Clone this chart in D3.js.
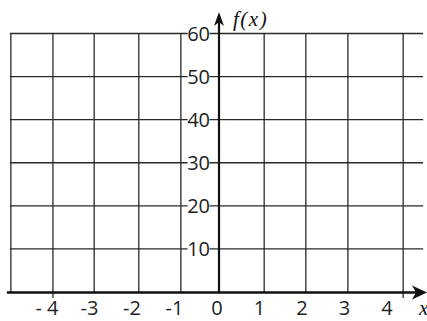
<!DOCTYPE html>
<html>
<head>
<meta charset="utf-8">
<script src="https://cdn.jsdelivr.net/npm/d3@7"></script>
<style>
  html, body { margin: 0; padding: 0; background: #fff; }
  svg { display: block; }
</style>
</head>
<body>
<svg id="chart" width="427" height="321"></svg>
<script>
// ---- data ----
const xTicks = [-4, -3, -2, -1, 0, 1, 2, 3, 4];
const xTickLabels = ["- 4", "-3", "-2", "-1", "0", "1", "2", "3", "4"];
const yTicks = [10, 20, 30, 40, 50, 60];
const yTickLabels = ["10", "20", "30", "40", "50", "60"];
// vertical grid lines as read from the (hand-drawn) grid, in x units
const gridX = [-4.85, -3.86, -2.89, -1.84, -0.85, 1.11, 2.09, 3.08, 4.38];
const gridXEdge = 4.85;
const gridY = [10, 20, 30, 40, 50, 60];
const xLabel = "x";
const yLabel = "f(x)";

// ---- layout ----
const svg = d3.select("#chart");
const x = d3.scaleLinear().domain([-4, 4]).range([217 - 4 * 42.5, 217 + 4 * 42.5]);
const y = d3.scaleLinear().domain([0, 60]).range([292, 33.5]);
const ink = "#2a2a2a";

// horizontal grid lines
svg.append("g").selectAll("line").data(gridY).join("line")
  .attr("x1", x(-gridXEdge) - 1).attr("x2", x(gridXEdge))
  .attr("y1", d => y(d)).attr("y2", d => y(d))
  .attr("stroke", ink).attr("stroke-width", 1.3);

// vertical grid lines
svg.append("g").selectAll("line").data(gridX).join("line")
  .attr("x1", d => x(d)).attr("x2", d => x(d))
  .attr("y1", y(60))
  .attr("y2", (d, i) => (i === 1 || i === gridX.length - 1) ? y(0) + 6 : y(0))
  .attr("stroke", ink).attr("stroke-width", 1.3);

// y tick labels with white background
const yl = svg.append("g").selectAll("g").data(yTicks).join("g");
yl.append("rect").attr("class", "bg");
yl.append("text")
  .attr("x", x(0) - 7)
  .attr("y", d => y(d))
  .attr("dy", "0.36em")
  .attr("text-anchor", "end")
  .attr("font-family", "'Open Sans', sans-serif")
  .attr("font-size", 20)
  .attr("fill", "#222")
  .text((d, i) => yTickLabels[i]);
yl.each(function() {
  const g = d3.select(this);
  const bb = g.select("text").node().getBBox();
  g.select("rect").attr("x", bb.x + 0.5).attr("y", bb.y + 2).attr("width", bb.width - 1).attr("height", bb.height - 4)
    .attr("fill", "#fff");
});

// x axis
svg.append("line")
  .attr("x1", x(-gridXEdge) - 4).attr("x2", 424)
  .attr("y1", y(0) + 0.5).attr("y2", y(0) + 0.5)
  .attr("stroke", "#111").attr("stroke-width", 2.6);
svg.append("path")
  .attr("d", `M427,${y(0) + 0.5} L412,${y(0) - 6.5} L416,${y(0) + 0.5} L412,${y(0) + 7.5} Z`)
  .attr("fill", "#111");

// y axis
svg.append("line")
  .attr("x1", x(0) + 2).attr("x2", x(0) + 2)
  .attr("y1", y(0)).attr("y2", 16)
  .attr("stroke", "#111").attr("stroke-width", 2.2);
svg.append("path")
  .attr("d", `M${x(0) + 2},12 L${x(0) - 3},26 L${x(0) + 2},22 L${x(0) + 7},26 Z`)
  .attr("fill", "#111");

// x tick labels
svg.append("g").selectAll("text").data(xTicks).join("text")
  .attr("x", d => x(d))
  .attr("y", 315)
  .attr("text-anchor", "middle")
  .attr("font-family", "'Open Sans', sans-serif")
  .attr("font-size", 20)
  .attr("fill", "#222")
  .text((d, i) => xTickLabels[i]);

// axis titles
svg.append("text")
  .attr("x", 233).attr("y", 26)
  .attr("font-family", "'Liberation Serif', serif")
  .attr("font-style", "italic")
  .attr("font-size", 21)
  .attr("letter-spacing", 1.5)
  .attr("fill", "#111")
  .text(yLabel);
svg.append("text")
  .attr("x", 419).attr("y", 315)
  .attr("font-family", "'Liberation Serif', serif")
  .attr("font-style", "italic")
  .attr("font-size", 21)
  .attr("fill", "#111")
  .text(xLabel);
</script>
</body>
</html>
_ _ _
• **EXERCISE**
Return the material exactly as given, apart from the pictures.

• **WRITTEN SOLUTION**
Clone this chart in D3.js.
<!DOCTYPE html>
<html>
<head>
<meta charset="utf-8">
<script src="https://cdn.jsdelivr.net/npm/d3@7"></script>
<style>
  html, body { margin: 0; padding: 0; background: #fff; }
  svg { display: block; }
</style>
</head>
<body>
<svg id="chart" width="427" height="321"></svg>
<script>
// ---- data ----
const xTicks = [-4, -3, -2, -1, 0, 1, 2, 3, 4];
const xTickLabels = ["- 4", "-3", "-2", "-1", "0", "1", "2", "3", "4"];
const yTicks = [10, 20, 30, 40, 50, 60];
const yTickLabels = ["10", "20", "30", "40", "50", "60"];
// vertical grid lines as read from the (hand-drawn) grid, in x units
const gridX = [-4.85, -3.86, -2.89, -1.84, -0.85, 1.11, 2.09, 3.08, 4.38];
const gridXEdge = 4.85;
const gridY = [10, 20, 30, 40, 50, 60];
const xLabel = "x";
const yLabel = "f(x)";

// ---- layout ----
const svg = d3.select("#chart");
const x = d3.scaleLinear().domain([-4, 4]).range([217 - 4 * 42.5, 217 + 4 * 42.5]);
const y = d3.scaleLinear().domain([0, 60]).range([292, 33.5]);
const ink = "#2a2a2a";

// horizontal grid lines
svg.append("g").selectAll("line").data(gridY).join("line")
  .attr("x1", x(-gridXEdge) - 1).attr("x2", x(gridXEdge))
  .attr("y1", d => y(d)).attr("y2", d => y(d))
  .attr("stroke", ink).attr("stroke-width", 1.3);

// vertical grid lines
svg.append("g").selectAll("line").data(gridX).join("line")
  .attr("x1", d => x(d)).attr("x2", d => x(d))
  .attr("y1", y(60))
  .attr("y2", (d, i) => (i === 1 || i === gridX.length - 1) ? y(0) + 6 : y(0))
  .attr("stroke", ink).attr("stroke-width", 1.3);

// y tick labels with white background
const yl = svg.append("g").selectAll("g").data(yTicks).join("g");
yl.append("rect").attr("class", "bg");
yl.append("text")
  .attr("x", x(0) - 7)
  .attr("y", d => y(d))
  .attr("dy", "0.36em")
  .attr("text-anchor", "end")
  .attr("font-family", "'Open Sans', sans-serif")
  .attr("font-size", 20)
  .attr("fill", "#222")
  .text((d, i) => yTickLabels[i]);
yl.each(function() {
  const g = d3.select(this);
  const bb = g.select("text").node().getBBox();
  g.select("rect").attr("x", bb.x + 0.5).attr("y", bb.y + 2).attr("width", bb.width - 1).attr("height", bb.height - 4)
    .attr("fill", "#fff");
});

// x axis
svg.append("line")
  .attr("x1", x(-gridXEdge) - 4).attr("x2", 424)
  .attr("y1", y(0) + 0.5).attr("y2", y(0) + 0.5)
  .attr("stroke", "#111").attr("stroke-width", 2.6);
svg.append("path")
  .attr("d", `M427,${y(0) + 0.5} L412,${y(0) - 6.5} L416,${y(0) + 0.5} L412,${y(0) + 7.5} Z`)
  .attr("fill", "#111");

// y axis
svg.append("line")
  .attr("x1", x(0) + 2).attr("x2", x(0) + 2)
  .attr("y1", y(0)).attr("y2", 16)
  .attr("stroke", "#111").attr("stroke-width", 2.2);
svg.append("path")
  .attr("d", `M${x(0) + 2},12 L${x(0) - 3},26 L${x(0) + 2},22 L${x(0) + 7},26 Z`)
  .attr("fill", "#111");

// x tick labels
svg.append("g").selectAll("text").data(xTicks).join("text")
  .attr("x", d => x(d))
  .attr("y", 315)
  .attr("text-anchor", "middle")
  .attr("font-family", "'Open Sans', sans-serif")
  .attr("font-size", 20)
  .attr("fill", "#222")
  .text((d, i) => xTickLabels[i]);

// axis titles
svg.append("text")
  .attr("x", 233).attr("y", 26)
  .attr("font-family", "'Liberation Serif', serif")
  .attr("font-style", "italic")
  .attr("font-size", 21)
  .attr("letter-spacing", 1.5)
  .attr("fill", "#111")
  .text(yLabel);
svg.append("text")
  .attr("x", 419).attr("y", 315)
  .attr("font-family", "'Liberation Serif', serif")
  .attr("font-style", "italic")
  .attr("font-size", 21)
  .attr("fill", "#111")
  .text(xLabel);
</script>
</body>
</html>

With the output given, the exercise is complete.